DATA SHOWN »
⁂
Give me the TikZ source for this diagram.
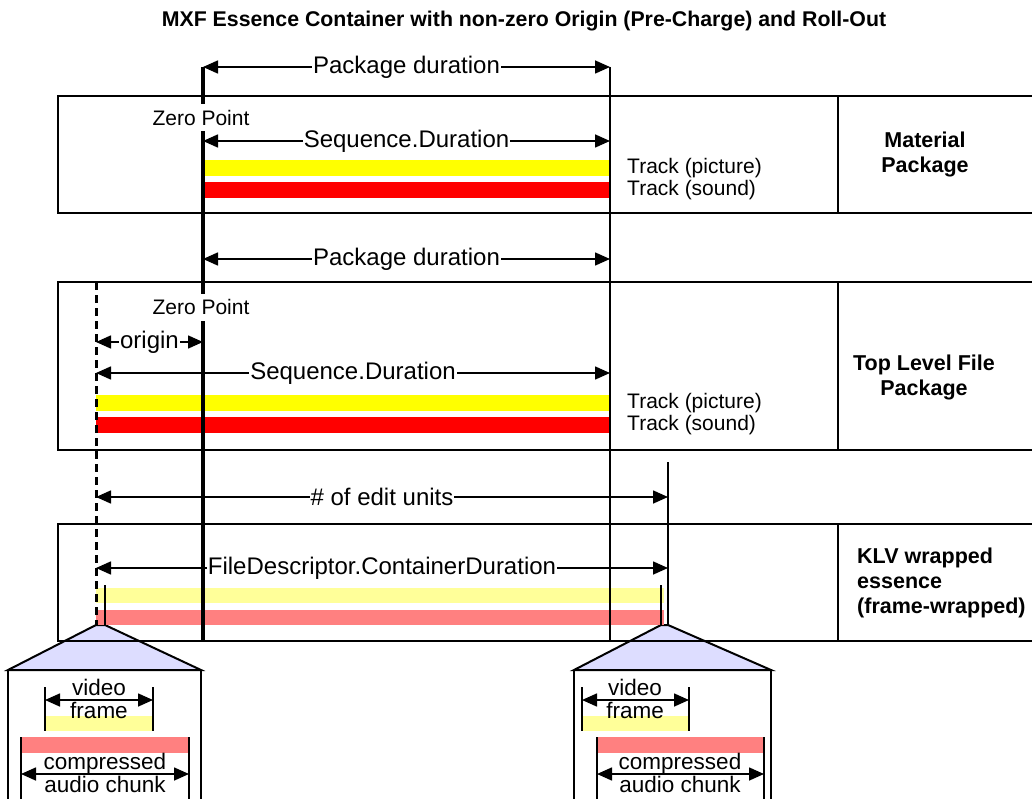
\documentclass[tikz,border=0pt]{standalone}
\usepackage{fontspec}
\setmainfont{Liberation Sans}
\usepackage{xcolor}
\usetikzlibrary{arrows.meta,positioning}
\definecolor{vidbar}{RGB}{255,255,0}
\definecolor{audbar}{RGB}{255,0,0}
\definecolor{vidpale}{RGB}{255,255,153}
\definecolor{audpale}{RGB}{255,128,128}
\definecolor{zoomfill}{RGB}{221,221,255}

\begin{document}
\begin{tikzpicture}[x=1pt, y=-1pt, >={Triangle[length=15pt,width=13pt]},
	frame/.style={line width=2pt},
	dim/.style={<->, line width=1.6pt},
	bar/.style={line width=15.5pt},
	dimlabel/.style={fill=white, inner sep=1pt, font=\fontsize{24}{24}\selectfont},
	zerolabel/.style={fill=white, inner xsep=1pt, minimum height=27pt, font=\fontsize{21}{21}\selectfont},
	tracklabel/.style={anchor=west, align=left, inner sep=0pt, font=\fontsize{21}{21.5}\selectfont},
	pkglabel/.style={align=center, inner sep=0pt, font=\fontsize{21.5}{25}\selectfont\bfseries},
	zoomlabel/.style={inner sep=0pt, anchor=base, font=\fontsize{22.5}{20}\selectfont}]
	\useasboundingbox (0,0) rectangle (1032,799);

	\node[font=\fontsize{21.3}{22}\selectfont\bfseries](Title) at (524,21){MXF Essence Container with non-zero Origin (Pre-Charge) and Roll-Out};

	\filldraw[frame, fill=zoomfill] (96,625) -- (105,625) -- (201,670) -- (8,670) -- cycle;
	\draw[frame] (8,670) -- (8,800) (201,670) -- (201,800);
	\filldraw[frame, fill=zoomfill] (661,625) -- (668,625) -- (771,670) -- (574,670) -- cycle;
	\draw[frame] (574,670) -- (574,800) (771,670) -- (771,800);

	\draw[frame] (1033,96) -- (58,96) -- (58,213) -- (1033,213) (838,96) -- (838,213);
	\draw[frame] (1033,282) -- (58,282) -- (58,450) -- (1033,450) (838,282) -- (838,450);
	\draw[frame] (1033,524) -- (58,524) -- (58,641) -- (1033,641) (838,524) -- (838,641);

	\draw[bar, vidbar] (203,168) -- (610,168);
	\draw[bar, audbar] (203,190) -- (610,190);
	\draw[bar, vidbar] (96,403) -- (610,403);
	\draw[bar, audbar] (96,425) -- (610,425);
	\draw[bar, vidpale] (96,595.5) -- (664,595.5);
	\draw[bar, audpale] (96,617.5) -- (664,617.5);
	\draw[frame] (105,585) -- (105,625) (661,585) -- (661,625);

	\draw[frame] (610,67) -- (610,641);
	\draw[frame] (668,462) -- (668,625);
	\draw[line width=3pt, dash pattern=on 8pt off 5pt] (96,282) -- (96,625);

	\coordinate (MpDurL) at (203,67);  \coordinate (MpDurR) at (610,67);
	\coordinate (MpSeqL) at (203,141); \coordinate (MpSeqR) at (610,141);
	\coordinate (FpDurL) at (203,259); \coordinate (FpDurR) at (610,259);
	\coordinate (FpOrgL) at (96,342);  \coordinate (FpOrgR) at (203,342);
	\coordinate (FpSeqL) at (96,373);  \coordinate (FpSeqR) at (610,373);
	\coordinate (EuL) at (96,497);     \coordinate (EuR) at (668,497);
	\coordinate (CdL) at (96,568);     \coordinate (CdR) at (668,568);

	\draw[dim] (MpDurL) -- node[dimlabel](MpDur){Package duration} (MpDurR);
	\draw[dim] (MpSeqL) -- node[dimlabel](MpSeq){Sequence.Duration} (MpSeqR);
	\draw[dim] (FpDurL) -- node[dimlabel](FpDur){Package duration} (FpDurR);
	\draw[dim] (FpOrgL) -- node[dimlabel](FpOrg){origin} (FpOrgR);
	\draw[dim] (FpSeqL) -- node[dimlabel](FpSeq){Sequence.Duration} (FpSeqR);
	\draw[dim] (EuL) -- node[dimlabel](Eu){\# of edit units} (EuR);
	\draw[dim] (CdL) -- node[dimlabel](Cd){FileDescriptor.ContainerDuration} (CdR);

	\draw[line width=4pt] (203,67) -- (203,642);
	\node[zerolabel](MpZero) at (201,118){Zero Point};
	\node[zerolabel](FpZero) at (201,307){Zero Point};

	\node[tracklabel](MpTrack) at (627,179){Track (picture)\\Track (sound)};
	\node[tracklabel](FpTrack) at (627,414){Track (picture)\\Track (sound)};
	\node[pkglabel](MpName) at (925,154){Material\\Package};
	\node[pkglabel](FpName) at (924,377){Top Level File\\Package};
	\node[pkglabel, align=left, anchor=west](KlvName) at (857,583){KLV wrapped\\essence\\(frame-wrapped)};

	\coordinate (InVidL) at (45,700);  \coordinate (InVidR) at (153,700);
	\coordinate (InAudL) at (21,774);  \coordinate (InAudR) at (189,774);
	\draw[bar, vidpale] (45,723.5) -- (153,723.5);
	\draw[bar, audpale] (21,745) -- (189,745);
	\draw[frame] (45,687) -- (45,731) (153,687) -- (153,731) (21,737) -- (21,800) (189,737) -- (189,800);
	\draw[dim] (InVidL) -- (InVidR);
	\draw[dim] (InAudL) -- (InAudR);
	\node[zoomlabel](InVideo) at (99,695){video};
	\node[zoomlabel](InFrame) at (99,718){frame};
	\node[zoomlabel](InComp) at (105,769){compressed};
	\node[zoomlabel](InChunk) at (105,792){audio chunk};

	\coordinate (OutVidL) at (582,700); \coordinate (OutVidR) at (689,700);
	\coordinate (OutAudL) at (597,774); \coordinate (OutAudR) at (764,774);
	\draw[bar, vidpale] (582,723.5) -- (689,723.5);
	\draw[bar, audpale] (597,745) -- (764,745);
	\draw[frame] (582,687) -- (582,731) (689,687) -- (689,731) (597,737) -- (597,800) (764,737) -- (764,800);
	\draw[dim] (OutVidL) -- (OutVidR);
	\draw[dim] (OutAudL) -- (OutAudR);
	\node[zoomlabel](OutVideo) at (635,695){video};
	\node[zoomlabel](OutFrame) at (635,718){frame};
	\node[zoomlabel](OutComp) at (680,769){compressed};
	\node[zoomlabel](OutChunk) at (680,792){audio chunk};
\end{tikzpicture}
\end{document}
⁂
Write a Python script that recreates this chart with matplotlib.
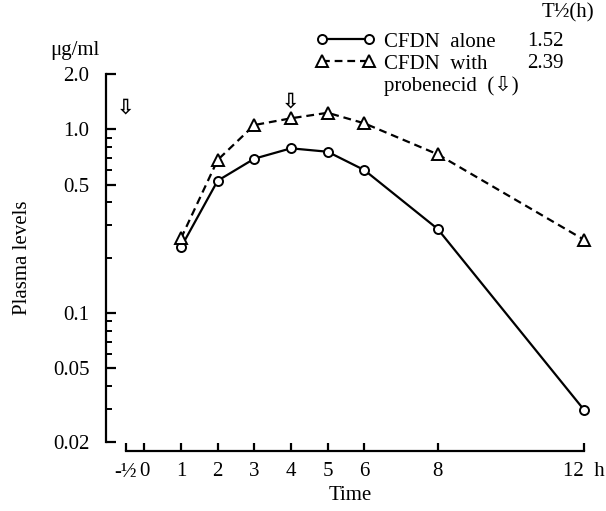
⁂
YOUR INSTRUCTIONS » In the listing above, find the line containing "Give me the TikZ source for this diagram." and the line containing "(96,282) -- (96,625);". Reproduce those lines and all between them exactly, with no pictures and nothing more.

THE REPLY »
Give me the TikZ source for this diagram.
\documentclass[tikz,border=0pt]{standalone}
\usepackage{fontspec}
\setmainfont{Liberation Sans}
\usepackage{xcolor}
\usetikzlibrary{arrows.meta,positioning}
\definecolor{vidbar}{RGB}{255,255,0}
\definecolor{audbar}{RGB}{255,0,0}
\definecolor{vidpale}{RGB}{255,255,153}
\definecolor{audpale}{RGB}{255,128,128}
\definecolor{zoomfill}{RGB}{221,221,255}

\begin{document}
\begin{tikzpicture}[x=1pt, y=-1pt, >={Triangle[length=15pt,width=13pt]},
	frame/.style={line width=2pt},
	dim/.style={<->, line width=1.6pt},
	bar/.style={line width=15.5pt},
	dimlabel/.style={fill=white, inner sep=1pt, font=\fontsize{24}{24}\selectfont},
	zerolabel/.style={fill=white, inner xsep=1pt, minimum height=27pt, font=\fontsize{21}{21}\selectfont},
	tracklabel/.style={anchor=west, align=left, inner sep=0pt, font=\fontsize{21}{21.5}\selectfont},
	pkglabel/.style={align=center, inner sep=0pt, font=\fontsize{21.5}{25}\selectfont\bfseries},
	zoomlabel/.style={inner sep=0pt, anchor=base, font=\fontsize{22.5}{20}\selectfont}]
	\useasboundingbox (0,0) rectangle (1032,799);

	\node[font=\fontsize{21.3}{22}\selectfont\bfseries](Title) at (524,21){MXF Essence Container with non-zero Origin (Pre-Charge) and Roll-Out};

	\filldraw[frame, fill=zoomfill] (96,625) -- (105,625) -- (201,670) -- (8,670) -- cycle;
	\draw[frame] (8,670) -- (8,800) (201,670) -- (201,800);
	\filldraw[frame, fill=zoomfill] (661,625) -- (668,625) -- (771,670) -- (574,670) -- cycle;
	\draw[frame] (574,670) -- (574,800) (771,670) -- (771,800);

	\draw[frame] (1033,96) -- (58,96) -- (58,213) -- (1033,213) (838,96) -- (838,213);
	\draw[frame] (1033,282) -- (58,282) -- (58,450) -- (1033,450) (838,282) -- (838,450);
	\draw[frame] (1033,524) -- (58,524) -- (58,641) -- (1033,641) (838,524) -- (838,641);

	\draw[bar, vidbar] (203,168) -- (610,168);
	\draw[bar, audbar] (203,190) -- (610,190);
	\draw[bar, vidbar] (96,403) -- (610,403);
	\draw[bar, audbar] (96,425) -- (610,425);
	\draw[bar, vidpale] (96,595.5) -- (664,595.5);
	\draw[bar, audpale] (96,617.5) -- (664,617.5);
	\draw[frame] (105,585) -- (105,625) (661,585) -- (661,625);

	\draw[frame] (610,67) -- (610,641);
	\draw[frame] (668,462) -- (668,625);
	\draw[line width=3pt, dash pattern=on 8pt off 5pt] (96,282) -- (96,625);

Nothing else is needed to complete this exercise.